11. Ceza Dairesi Esas No: 2017/6784 Karar No: 2020/2652 Karar Tarihi: 03.06.2020
Sahte fatura kullanma - Özel belgede sahtecilik - Yargıtay 11. Ceza Dairesi 2017/6784 Esas 2020/2652 Karar Sayılı İlamı
Özet:
Sanık hakkında sahte fatura kullanma ve özel belgede sahtecilik suçlarından dava açılmıştır. Ancak, fatura tarihleri belirtilmemiş ve hangi vergi türünde kullanıldığına dair bir vergi incelemesi yapılmadığı için suç tarihi tam olarak tespit edilememiştir. Suç tarihinin en aleyhe kabul ile kurumlar vergisi indiriminde kullanıldığı varsayılsa bile 26.04.2008 olduğu kabul edilerek yapılan incelemede, suç zamanaşımına uğramıştır.

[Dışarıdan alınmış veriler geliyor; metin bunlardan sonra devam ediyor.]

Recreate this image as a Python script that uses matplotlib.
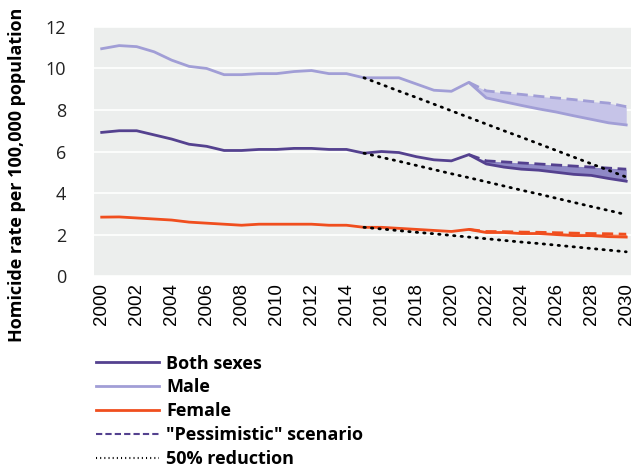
import numpy as np
import matplotlib.pyplot as plt
from matplotlib.lines import Line2D

years = list(range(2000, 2031))
both = [6.92, 7.0, 7.0, 6.8, 6.6, 6.35, 6.25, 6.05, 6.05, 6.1, 6.1, 6.15, 6.15, 6.1, 6.1,
        5.92, 6.0, 5.95, 5.75, 5.6, 5.55, 5.85, 5.4, 5.25, 5.15, 5.1, 5.0, 4.9, 4.85, 4.7, 4.57]
male = [10.95, 11.1, 11.05, 10.8, 10.4, 10.1, 10.0, 9.7, 9.7, 9.75, 9.75, 9.85, 9.9, 9.75, 9.75,
        9.55, 9.55, 9.55, 9.25, 8.95, 8.9, 9.33, 8.58, 8.4, 8.22, 8.05, 7.9, 7.72, 7.55, 7.38, 7.28]
female = [2.84, 2.85, 2.8, 2.75, 2.7, 2.6, 2.55, 2.5, 2.45, 2.5, 2.5, 2.5, 2.5, 2.45, 2.45,
          2.35, 2.35, 2.3, 2.25, 2.2, 2.15, 2.25, 2.1, 2.1, 2.05, 2.05, 2.0, 1.95, 1.95, 1.9, 1.88]

# pessimistic scenario, 2021-2030
pess_years = list(range(2021, 2031))
both_pess = [5.85, 5.55, 5.5, 5.45, 5.4, 5.35, 5.3, 5.25, 5.2, 5.15]
male_pess = [9.33, 8.92, 8.83, 8.75, 8.66, 8.58, 8.5, 8.41, 8.33, 8.16]
female_pess = [2.25, 2.15, 2.14, 2.12, 2.11, 2.09, 2.07, 2.05, 2.04, 2.02]

# 50% reduction paths, 2015-2030
red_years = list(range(2015, 2031))
male_red = [9.55, 9.23, 8.91, 8.6, 8.28, 7.96, 7.64, 7.32, 7.0, 6.69, 6.37, 6.05, 5.73, 5.41, 5.09, 4.77]
both_red = [5.92, 5.72, 5.53, 5.33, 5.13, 4.93, 4.74, 4.54, 4.34, 4.14, 3.95, 3.75, 3.55, 3.35, 3.16, 2.96]
female_red = [2.35, 2.27, 2.19, 2.11, 2.04, 1.96, 1.88, 1.8, 1.72, 1.64, 1.57, 1.49, 1.41, 1.33, 1.25, 1.17]

c_both = '#54418f'
c_male = '#a19ed6'
c_female = '#f04e1e'

fig = plt.figure(figsize=(6.34, 4.72), dpi=100)
ax = fig.add_axes([0.148, 0.415, 0.848, 0.528])
ax.set_facecolor('#eceeed')

n = len(pess_years)
ax.fill_between(pess_years, male[-n:], male_pess, color='#c6c4e8', lw=0)
ax.fill_between(pess_years, both[-n:], both_pess, color='#8f89c6', lw=0)
ax.fill_between(pess_years, female[-n:], female_pess, color='#f6a58a', lw=0)

ax.plot(years, male, color=c_male, lw=2)
ax.plot(years, both, color=c_both, lw=2)
ax.plot(years, female, color=c_female, lw=2)
ax.plot(pess_years, male_pess, color=c_male, lw=2, ls=(0, (4, 2)))
ax.plot(pess_years, both_pess, color=c_both, lw=2, ls=(0, (4, 2)))
ax.plot(pess_years, female_pess, color=c_female, lw=2, ls=(0, (4, 2)))
for r in (male_red, both_red, female_red):
    ax.plot(red_years, r, color='black', lw=2, ls=(0, (0.5, 2.2)), dash_capstyle='round')

ax.set_xlim(1999.55, 2030.3)
ax.set_ylim(0, 12)
ax.set_yticks(range(0, 13, 2))
ax.set_xticks(range(2000, 2031, 2))
ax.grid(axis='y', color='white', lw=1.2)
ax.set_axisbelow(True)
for s in ax.spines.values():
    s.set_visible(False)
ax.tick_params(length=0)
ax.tick_params(axis='y', pad=20)
ax.tick_params(axis='x', pad=5)
for t in ax.get_yticklabels():
    t.set_fontfamily('Open Sans')
    t.set_fontsize(13)
    t.set_color('#222222')
for t in ax.get_xticklabels():
    t.set_fontfamily('Liberation Sans')
    t.set_fontsize(13.5)
    t.set_rotation(90)
fig.text(17 / 634, 1 - 175 / 472, 'Homicide rate per 100,000 population', rotation=90,
         ha='center', va='center', fontfamily='Open Sans', fontweight='bold', fontsize=13)

handles = [
    Line2D([], [], color=c_both, lw=2),
    Line2D([], [], color=c_male, lw=2),
    Line2D([], [], color=c_female, lw=2),
    Line2D([], [], color=c_both, lw=1.5, ls=(0, (3, 1.5))),
    Line2D([], [], color='black', lw=1.5, ls=(0, (0.5, 1.5))),
]
labels = ['Both sexes', 'Male', 'Female', '"Pessimistic" scenario', '50% reduction']
fig.legend(handles, labels, loc='upper left', bbox_to_anchor=(0.137, 0.268),
           frameon=False, prop={'family': 'Open Sans', 'weight': 'bold', 'size': 13},
           handlelength=3.5, handletextpad=0.4, labelspacing=0.33, borderpad=0)

fig.savefig('out.png', dpi=100)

Bu sebeple sanık hakkındaki dava düşmüştür. 5237 sayılı TCK’nin 66/1-e ve 67/4. maddeleri ile 213 sayılı VUK’un 359/b-1 maddesi kendilerine işaret ediyor.
11. Ceza Dairesi 2017/6784 E. , 2020/2652 K.
"İçtihat Metni"
MAHKEMESİ :Asliye Ceza Mahkemesi SUÇ : Sahte fatura kullanma, Özel belgede sahtecilik HÜKÜM : Sahte fatura kullanma suçundan: Düşme Özel belgede sahtecilik suçundan: Beraat
Sanık hakkında sahte fatura kullanması nedeniyle 213 sayılı VUK"nin 359/b-1 maddesinde düzenlenen sahte fatura kullanma ve 5237 sayılı TCK’nin 207. maddesinde düzenlenen özel belgede sahtecilik suçlarından dava açılmış ise de, eylemlerin kül halinde özel yasa niteliğinde olan 213 sayılı VUK’a muhalefet suçunu oluşturacağı; ayrıca, fatura tarihleri belirtilmemiş olup hangi vergi türünde kullanıldığına dair bir vergi incelemesi yapılmamış olması nedeniyle suç tarihi tam olarak tespit edilememiş ise de suç tarihinin en aleyhe kabul ile kurumlar vergisi indiriminde kullanıldığı varsayılsa bile 26.04.2008 olduğu kabul edilerek yapılan incelemede; Sanığa yüklenen 2007 takvim yılında sahte belge kullanma ve özel belgede sahtecilik suçlarının, yasada gerektirdiği cezasının türü ve üst sınırına göre, 5237 sayılı TCK"nin 66/1-e ve 67/4. maddelerinde düzenlenen dava zamanaşımının, en aleyhe kabulle 26.04.2008 olan suç tarihinden temyiz inceleme tarihine kadar gerçekleştiği anlaşılmış ve katılan vekilinin temyiz nedenleri bu itibarla yerinde görülmüş olduğundan, diğer yönleri incelenmeyen hükümlerin 5320 sayılı Kanun"un 8/1. maddesi gereğince uygulanması gereken 1412 sayılı CMUK"nin 321. maddesi uyarınca BOZULMASINA; ancak bu husus yeniden yargılama yapılmasını gerektirmediğinden aynı Kanun"un 322. maddesinde öngörülen yetkiye dayanılarak, sanık hakkında açılan kamu davalarının gerçekleşen zamanaşımı nedeniyle 5271 sayılı CMK"nin 223/8. maddesi uyarınca DÜŞMESİNE, 03.06.2020 tarihinde oy birliğiyle karar verildi.